O advogado também defende uma reforma da Lei Pelé. “Apesar da nossa legislação estar alinhada com diversas legislações de outros países, é preciso entender que a sociedade está mudando rapidamente e o futebol vai acompanhar isso. Será preciso repensar alguns aspectos da Lei Pelé”, defende.

Além de todos os efeitos da Covid-19 no esporte, o futebol brasileiro também é centro de um importante debate trabalhista recente. Trata-se da decisão que favoreceu o ex-zagueiro do Corinthians, Paulo André e o meia Maycon (atualmente no Grêmio) contra o seu ex-clube, o São Paulo. Os atletas cobraram de Corinthians e de São Paulo, respectivamente, pagamento de valores referentes a adicionais noturnos, atividades.

No caso de Paulo André, o zagueiro se manifestou publicamente após a divulgação da decisão que condenou o Corinthians a pagar R$ 750 mil ao seu ex-atleta. “O jogo de futebol acontece também aos domingos, qualquer um sabe disso. O pedido de descanso semanal remunerado não tinha nada a ver com jogar às quartas-feiras à noite ou aos domingos. O descanso semanal é um direito de todo trabalhador e pode ser dado em qualquer outro dia da semana — segunda, terça quarta, etc. Mas por causa do calendário de futebol no Brasil, ele é difícil de ser dado, o que não quer dizer que não precisa ser dado, pago ou ajustado dentro da especificidade da função de atleta de futebol. De qualquer forma, repito, fiz o acordo e abri mão de reclamar isso”, disse o ex-atleta ao site Gazeta Esportiva.

Como resposta a decisão, o Corinthians entrou com um pedido junto à Federação Paulista de Futebol e à CBF solicitando que suas partidas não sejam mais marcadas para o período noturno ou aos domingos.

Ao analisar o caso, Carlezzo afirma que o conteúdo dessas duas decisões é preocupante. “As decisões desconsideram completamente as especificidades do futebol. De como funciona uma carreira de um jogador de futebol e a essência do futebol profissional, que é disputar partidas à noite no final de semana. Você não pode simplesmente aplicar aos atletas todas as normas de um trabalhador de uma indústria. Espero que essas decisões sejam revertidas nos tribunais superiores porque elas estão trazendo nesse momento uma grande insegurança jurídica”, explica.
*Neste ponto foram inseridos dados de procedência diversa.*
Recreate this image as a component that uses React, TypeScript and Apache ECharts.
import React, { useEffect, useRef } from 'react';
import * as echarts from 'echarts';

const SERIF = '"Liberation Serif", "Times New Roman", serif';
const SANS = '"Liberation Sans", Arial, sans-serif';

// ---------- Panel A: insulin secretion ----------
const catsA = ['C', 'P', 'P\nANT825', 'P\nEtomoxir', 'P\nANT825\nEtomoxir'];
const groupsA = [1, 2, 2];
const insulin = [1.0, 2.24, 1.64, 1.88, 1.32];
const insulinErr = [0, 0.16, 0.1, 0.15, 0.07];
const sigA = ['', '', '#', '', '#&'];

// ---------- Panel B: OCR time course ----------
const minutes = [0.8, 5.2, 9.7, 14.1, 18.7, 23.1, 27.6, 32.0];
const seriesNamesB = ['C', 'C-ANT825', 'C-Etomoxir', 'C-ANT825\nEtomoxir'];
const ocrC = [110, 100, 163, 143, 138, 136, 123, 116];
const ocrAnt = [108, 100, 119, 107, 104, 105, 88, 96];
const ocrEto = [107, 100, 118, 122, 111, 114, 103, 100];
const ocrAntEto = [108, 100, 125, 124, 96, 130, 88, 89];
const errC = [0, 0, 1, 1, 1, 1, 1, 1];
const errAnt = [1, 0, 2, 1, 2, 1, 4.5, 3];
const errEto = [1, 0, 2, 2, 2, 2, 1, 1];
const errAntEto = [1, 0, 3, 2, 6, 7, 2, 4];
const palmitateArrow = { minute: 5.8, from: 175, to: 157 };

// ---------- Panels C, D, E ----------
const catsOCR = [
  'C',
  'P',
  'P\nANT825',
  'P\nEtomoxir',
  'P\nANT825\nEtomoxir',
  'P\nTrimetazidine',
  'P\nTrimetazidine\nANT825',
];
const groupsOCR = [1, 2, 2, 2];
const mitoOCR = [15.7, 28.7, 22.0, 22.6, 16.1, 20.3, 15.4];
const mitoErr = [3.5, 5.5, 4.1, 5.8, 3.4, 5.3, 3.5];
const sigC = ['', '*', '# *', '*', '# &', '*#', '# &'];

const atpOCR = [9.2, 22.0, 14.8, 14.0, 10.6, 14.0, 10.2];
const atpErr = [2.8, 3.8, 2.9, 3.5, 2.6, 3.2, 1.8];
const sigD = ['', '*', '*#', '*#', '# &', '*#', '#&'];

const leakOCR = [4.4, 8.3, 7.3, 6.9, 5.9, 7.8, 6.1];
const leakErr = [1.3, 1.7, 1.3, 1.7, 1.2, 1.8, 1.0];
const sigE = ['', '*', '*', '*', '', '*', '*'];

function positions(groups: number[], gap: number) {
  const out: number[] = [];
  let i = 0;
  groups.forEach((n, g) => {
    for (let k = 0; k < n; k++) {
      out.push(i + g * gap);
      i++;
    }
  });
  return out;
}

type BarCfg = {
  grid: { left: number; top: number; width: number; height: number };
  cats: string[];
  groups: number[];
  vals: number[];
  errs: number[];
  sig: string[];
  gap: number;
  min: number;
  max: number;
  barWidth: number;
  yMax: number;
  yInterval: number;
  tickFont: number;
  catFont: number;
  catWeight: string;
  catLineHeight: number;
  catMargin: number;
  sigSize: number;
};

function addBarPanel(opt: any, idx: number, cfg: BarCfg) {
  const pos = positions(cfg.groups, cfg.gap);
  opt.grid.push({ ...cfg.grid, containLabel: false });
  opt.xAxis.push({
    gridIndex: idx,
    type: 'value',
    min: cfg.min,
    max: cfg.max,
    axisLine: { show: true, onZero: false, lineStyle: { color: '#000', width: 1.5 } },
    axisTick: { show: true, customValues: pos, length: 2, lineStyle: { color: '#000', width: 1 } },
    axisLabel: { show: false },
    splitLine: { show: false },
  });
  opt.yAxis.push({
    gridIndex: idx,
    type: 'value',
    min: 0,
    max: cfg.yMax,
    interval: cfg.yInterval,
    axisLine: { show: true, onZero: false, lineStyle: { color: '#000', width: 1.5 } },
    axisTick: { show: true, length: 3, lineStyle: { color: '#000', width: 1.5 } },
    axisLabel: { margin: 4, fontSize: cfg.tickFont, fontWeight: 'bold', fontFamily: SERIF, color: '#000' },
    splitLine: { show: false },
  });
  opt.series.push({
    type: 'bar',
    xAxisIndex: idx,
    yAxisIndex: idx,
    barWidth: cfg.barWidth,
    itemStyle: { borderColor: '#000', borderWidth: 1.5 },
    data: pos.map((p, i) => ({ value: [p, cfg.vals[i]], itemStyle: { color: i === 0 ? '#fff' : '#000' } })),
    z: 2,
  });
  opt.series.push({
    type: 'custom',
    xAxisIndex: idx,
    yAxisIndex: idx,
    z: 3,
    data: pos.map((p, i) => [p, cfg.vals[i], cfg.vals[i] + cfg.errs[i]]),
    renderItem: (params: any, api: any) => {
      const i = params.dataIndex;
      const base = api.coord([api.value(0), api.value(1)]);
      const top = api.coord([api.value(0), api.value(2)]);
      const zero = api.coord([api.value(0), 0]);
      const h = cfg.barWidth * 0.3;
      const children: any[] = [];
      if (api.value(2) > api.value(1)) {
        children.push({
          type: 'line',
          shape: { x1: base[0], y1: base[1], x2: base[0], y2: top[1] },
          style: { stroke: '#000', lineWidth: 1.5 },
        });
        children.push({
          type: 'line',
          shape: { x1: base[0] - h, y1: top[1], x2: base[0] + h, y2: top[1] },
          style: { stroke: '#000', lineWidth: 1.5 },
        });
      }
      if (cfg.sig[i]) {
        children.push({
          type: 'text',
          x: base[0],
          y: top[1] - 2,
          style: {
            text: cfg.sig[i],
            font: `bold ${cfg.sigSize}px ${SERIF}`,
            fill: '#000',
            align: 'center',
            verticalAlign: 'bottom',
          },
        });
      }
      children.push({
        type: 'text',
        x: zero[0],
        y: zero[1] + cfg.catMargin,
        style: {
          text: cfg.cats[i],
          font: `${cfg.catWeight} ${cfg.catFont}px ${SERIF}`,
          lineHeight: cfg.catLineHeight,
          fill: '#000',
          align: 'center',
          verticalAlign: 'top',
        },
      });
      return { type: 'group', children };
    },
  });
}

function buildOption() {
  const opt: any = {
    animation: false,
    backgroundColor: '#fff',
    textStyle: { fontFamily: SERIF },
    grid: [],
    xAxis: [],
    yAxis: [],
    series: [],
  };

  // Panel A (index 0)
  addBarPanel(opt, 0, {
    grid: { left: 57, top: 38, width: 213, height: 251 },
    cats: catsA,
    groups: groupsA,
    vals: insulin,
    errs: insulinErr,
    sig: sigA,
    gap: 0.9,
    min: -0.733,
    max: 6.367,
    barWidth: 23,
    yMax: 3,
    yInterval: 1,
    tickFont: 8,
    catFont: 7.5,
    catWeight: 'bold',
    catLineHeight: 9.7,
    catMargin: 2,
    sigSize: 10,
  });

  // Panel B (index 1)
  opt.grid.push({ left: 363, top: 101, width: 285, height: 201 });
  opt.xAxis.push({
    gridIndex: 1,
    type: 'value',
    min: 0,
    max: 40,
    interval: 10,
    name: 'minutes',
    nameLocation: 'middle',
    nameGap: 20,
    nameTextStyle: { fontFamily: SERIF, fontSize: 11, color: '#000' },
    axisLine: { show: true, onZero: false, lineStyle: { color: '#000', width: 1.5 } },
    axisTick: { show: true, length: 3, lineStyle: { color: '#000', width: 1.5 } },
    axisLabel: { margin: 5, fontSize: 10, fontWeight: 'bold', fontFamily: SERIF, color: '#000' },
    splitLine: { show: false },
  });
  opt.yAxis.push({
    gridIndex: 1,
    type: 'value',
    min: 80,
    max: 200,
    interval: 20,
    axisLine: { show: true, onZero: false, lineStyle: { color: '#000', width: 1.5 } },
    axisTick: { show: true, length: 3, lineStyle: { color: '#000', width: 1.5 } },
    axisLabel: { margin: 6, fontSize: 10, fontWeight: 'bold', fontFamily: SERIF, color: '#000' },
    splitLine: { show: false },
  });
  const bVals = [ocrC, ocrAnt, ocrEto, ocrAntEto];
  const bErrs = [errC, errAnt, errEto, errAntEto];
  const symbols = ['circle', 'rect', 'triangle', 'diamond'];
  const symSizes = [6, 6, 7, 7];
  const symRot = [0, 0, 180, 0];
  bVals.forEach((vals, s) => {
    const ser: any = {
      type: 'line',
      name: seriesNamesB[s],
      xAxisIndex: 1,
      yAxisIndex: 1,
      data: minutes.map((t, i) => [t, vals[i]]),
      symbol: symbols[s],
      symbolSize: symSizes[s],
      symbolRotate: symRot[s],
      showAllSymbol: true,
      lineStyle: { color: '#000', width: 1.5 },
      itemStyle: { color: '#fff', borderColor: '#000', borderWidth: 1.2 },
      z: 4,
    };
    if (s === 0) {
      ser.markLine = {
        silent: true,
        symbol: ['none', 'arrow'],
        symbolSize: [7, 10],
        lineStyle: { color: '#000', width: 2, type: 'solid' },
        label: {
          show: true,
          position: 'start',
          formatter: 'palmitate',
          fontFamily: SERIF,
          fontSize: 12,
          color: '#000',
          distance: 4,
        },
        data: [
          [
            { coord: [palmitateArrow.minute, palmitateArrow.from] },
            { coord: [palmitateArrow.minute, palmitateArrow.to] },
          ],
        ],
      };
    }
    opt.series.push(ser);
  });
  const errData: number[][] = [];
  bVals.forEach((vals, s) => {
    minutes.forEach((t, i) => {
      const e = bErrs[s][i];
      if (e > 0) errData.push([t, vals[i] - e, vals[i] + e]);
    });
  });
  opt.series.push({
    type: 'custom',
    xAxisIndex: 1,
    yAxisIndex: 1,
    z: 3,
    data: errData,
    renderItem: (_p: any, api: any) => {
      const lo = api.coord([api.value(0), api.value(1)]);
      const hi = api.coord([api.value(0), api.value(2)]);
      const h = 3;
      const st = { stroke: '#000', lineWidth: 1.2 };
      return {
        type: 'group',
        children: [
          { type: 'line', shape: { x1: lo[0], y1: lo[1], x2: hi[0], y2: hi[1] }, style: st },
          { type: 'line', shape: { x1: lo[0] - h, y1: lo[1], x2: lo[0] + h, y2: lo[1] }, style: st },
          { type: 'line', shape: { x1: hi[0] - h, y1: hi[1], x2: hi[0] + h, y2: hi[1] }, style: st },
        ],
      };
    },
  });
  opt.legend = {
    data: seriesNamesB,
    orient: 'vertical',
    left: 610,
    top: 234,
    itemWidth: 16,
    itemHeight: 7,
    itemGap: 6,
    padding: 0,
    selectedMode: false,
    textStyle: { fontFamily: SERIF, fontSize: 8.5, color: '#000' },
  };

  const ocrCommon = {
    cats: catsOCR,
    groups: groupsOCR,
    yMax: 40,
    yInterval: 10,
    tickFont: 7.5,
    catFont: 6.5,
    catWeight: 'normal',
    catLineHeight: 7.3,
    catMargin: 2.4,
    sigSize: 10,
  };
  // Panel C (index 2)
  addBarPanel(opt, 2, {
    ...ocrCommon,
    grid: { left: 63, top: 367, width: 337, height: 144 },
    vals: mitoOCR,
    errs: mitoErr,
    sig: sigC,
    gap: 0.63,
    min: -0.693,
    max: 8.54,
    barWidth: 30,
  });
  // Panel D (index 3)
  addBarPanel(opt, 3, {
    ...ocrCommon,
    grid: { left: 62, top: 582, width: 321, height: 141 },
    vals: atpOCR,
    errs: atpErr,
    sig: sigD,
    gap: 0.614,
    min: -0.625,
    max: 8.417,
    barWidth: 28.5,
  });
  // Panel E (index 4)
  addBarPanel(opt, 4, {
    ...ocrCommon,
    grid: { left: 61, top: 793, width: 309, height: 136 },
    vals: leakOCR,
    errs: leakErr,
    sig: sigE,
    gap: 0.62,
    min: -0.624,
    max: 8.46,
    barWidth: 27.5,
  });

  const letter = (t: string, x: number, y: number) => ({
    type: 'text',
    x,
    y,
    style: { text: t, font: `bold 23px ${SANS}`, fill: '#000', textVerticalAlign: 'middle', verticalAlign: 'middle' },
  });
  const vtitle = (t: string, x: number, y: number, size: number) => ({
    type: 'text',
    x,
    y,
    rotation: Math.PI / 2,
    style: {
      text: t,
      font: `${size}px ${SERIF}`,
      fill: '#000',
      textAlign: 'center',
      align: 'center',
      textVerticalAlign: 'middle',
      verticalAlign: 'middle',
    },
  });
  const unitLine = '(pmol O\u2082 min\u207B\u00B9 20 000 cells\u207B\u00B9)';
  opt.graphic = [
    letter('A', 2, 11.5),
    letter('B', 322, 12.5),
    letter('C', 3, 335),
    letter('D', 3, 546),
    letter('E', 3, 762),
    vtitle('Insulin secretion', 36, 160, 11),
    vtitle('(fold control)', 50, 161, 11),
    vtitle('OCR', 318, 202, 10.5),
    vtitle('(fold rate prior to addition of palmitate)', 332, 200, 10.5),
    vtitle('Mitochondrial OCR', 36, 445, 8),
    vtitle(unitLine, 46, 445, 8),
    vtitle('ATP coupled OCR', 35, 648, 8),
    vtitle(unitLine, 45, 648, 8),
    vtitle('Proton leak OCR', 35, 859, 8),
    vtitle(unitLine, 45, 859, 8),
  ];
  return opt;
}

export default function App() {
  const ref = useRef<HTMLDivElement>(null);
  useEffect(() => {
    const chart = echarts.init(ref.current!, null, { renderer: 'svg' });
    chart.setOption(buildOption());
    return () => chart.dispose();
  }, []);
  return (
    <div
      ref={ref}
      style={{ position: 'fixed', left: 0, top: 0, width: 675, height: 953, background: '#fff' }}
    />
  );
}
O advogado aponta que, caso não haja uma reversão dessas decisões, pode ocorrer uma enxurrada de ações na justiça trabalhista. “Podemos ter ações contra todos os clubes do país, pois todos os times jogam nesses horários. Isso pode ser revertido por uma decisão do TST ou mesmo por uma modificação da Lei Pelé que inclua claramente que não se paga adicional nessas circunstâncias”, finaliza.